▶ _Exercise instructions_:
Once the pictures are set aside, transcribe the remaining data exactly.

▶ _Provided material_:
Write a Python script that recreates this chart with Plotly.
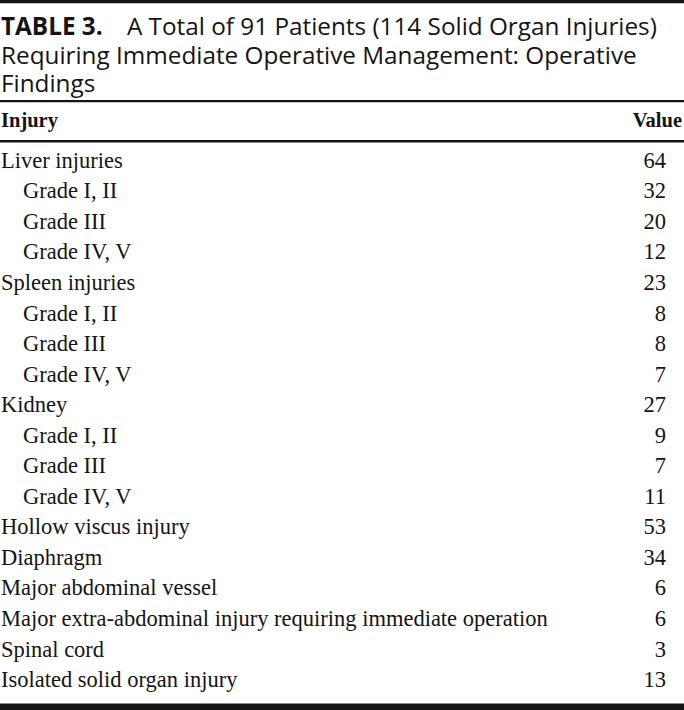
import plotly.graph_objects as go

# ---- data ----
title_bold = "TABLE 3."
title_lines = [
    "A Total of 91 Patients (114 Solid Organ Injuries)",
    "Requiring Immediate Operative Management: Operative",
    "Findings",
]
header = ["Injury", "Value"]
injuries = [
    "Liver injuries", "Grade I, II", "Grade III", "Grade IV, V",
    "Spleen injuries", "Grade I, II", "Grade III", "Grade IV, V",
    "Kidney", "Grade I, II", "Grade III", "Grade IV, V",
    "Hollow viscus injury", "Diaphragm", "Major abdominal vessel",
    "Major extra-abdominal injury requiring immediate operation",
    "Spinal cord", "Isolated solid organ injury",
]
levels = [0, 1, 1, 1, 0, 1, 1, 1, 0, 1, 1, 1, 0, 0, 0, 0, 0, 0]
values = [64, 32, 20, 12, 23, 8, 8, 7, 27, 9, 7, 11, 53, 34, 6, 6, 3, 13]

# ---- layout constants (pixels) ----
W, H = 684, 710
INK = "#141414"
SERIF = "Liberation Serif"
SANS = "Open Sans"
FS_ROW = 22.5
FS_HEAD = 20.5
FS_TITLE = 24.3
MID = 0.35  # baseline offset from middle (em)
row_base0, row_step = 170, 30.55
title_base0, title_step = 37.5, 28.6
head_base = 129
x_left, x_indent, x_val, x_head_val = 1, 23, 666, 682

row_y = [row_base0 + i * row_step - MID * FS_ROW for i in range(len(injuries))]
row_x = [x_left if lv == 0 else x_indent for lv in levels]

fig = go.Figure()

# title
title_text = ["<b>" + title_bold + "</b>\u2003" + title_lines[0]] + title_lines[1:]
fig.add_trace(go.Scatter(
    x=[x_left] * len(title_text),
    y=[title_base0 + i * title_step - MID * FS_TITLE for i in range(len(title_text))],
    text=title_text, mode="text", textposition="middle right",
    textfont=dict(family=SANS, size=FS_TITLE, color=INK), hoverinfo="skip",
))

# header
fig.add_trace(go.Scatter(
    x=[x_left], y=[head_base - MID * FS_HEAD], text=["<b>" + header[0] + "</b>"],
    mode="text", textposition="middle right",
    textfont=dict(family=SERIF, size=FS_HEAD, color=INK), hoverinfo="skip",
))
fig.add_trace(go.Scatter(
    x=[x_head_val], y=[head_base - MID * FS_HEAD], text=["<b>" + header[1] + "</b>"],
    mode="text", textposition="middle left",
    textfont=dict(family=SERIF, size=FS_HEAD, color=INK), hoverinfo="skip",
))

# rows
fig.add_trace(go.Scatter(
    x=row_x, y=row_y, text=injuries, mode="text", textposition="middle right",
    textfont=dict(family=SERIF, size=FS_ROW, color=INK), hoverinfo="skip",
))
fig.add_trace(go.Scatter(
    x=[x_val] * len(values), y=row_y, text=[str(v) for v in values],
    mode="text", textposition="middle left",
    textfont=dict(family=SERIF, size=FS_ROW, color=INK), hoverinfo="skip",
))

# rules
shapes = [
    dict(type="rect", x0=0, x1=W, y0=0, y1=3.2, fillcolor=INK, line_width=0),
    dict(type="rect", x0=0, x1=W, y0=100, y1=102.2, fillcolor=INK, line_width=0),
    dict(type="rect", x0=0, x1=W, y0=140, y1=142.6, fillcolor=INK, line_width=0),
    dict(type="rect", x0=0, x1=W, y0=703.5, y1=H, fillcolor=INK, line_width=0),
]

fig.update_layout(
    width=W, height=H, margin=dict(l=0, r=0, t=0, b=0),
    paper_bgcolor="white", plot_bgcolor="white", showlegend=False,
    xaxis=dict(range=[0, W], visible=False, fixedrange=True),
    yaxis=dict(range=[H, 0], visible=False, fixedrange=True),
    shapes=shapes,
)

fig.write_html(
    "out.html",
    config={"displayModeBar": False},
    post_script="document.body.style.margin='0';document.body.style.overflow='hidden';"
                "document.documentElement.style.overflow='hidden';",
)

▶ _Reply to the task_:
Write a Python script that recreates this chart with Plotly.
import plotly.graph_objects as go

# ---- data ----
title_bold = "TABLE 3."
title_lines = [
    "A Total of 91 Patients (114 Solid Organ Injuries)",
    "Requiring Immediate Operative Management: Operative",
    "Findings",
]
header = ["Injury", "Value"]
injuries = [
    "Liver injuries", "Grade I, II", "Grade III", "Grade IV, V",
    "Spleen injuries", "Grade I, II", "Grade III", "Grade IV, V",
    "Kidney", "Grade I, II", "Grade III", "Grade IV, V",
    "Hollow viscus injury", "Diaphragm", "Major abdominal vessel",
    "Major extra-abdominal injury requiring immediate operation",
    "Spinal cord", "Isolated solid organ injury",
]
levels = [0, 1, 1, 1, 0, 1, 1, 1, 0, 1, 1, 1, 0, 0, 0, 0, 0, 0]
values = [64, 32, 20, 12, 23, 8, 8, 7, 27, 9, 7, 11, 53, 34, 6, 6, 3, 13]

# ---- layout constants (pixels) ----
W, H = 684, 710
INK = "#141414"
SERIF = "Liberation Serif"
SANS = "Open Sans"
FS_ROW = 22.5
FS_HEAD = 20.5
FS_TITLE = 24.3
MID = 0.35  # baseline offset from middle (em)
row_base0, row_step = 170, 30.55
title_base0, title_step = 37.5, 28.6
head_base = 129
x_left, x_indent, x_val, x_head_val = 1, 23, 666, 682

row_y = [row_base0 + i * row_step - MID * FS_ROW for i in range(len(injuries))]
row_x = [x_left if lv == 0 else x_indent for lv in levels]

fig = go.Figure()

# title
title_text = ["<b>" + title_bold + "</b>\u2003" + title_lines[0]] + title_lines[1:]
fig.add_trace(go.Scatter(
    x=[x_left] * len(title_text),
    y=[title_base0 + i * title_step - MID * FS_TITLE for i in range(len(title_text))],
    text=title_text, mode="text", textposition="middle right",
    textfont=dict(family=SANS, size=FS_TITLE, color=INK), hoverinfo="skip",
))

# header
fig.add_trace(go.Scatter(
    x=[x_left], y=[head_base - MID * FS_HEAD], text=["<b>" + header[0] + "</b>"],
    mode="text", textposition="middle right",
    textfont=dict(family=SERIF, size=FS_HEAD, color=INK), hoverinfo="skip",
))
fig.add_trace(go.Scatter(
    x=[x_head_val], y=[head_base - MID * FS_HEAD], text=["<b>" + header[1] + "</b>"],
    mode="text", textposition="middle left",
    textfont=dict(family=SERIF, size=FS_HEAD, color=INK), hoverinfo="skip",
))

# rows
fig.add_trace(go.Scatter(
    x=row_x, y=row_y, text=injuries, mode="text", textposition="middle right",
    textfont=dict(family=SERIF, size=FS_ROW, color=INK), hoverinfo="skip",
))
fig.add_trace(go.Scatter(
    x=[x_val] * len(values), y=row_y, text=[str(v) for v in values],
    mode="text", textposition="middle left",
    textfont=dict(family=SERIF, size=FS_ROW, color=INK), hoverinfo="skip",
))

# rules
shapes = [
    dict(type="rect", x0=0, x1=W, y0=0, y1=3.2, fillcolor=INK, line_width=0),
    dict(type="rect", x0=0, x1=W, y0=100, y1=102.2, fillcolor=INK, line_width=0),
    dict(type="rect", x0=0, x1=W, y0=140, y1=142.6, fillcolor=INK, line_width=0),
    dict(type="rect", x0=0, x1=W, y0=703.5, y1=H, fillcolor=INK, line_width=0),
]

fig.update_layout(
    width=W, height=H, margin=dict(l=0, r=0, t=0, b=0),
    paper_bgcolor="white", plot_bgcolor="white", showlegend=False,
    xaxis=dict(range=[0, W], visible=False, fixedrange=True),
    yaxis=dict(range=[H, 0], visible=False, fixedrange=True),
    shapes=shapes,
)

fig.write_html(
    "out.html",
    config={"displayModeBar": False},
    post_script="document.body.style.margin='0';document.body.style.overflow='hidden';"
                "document.documentElement.style.overflow='hidden';",
)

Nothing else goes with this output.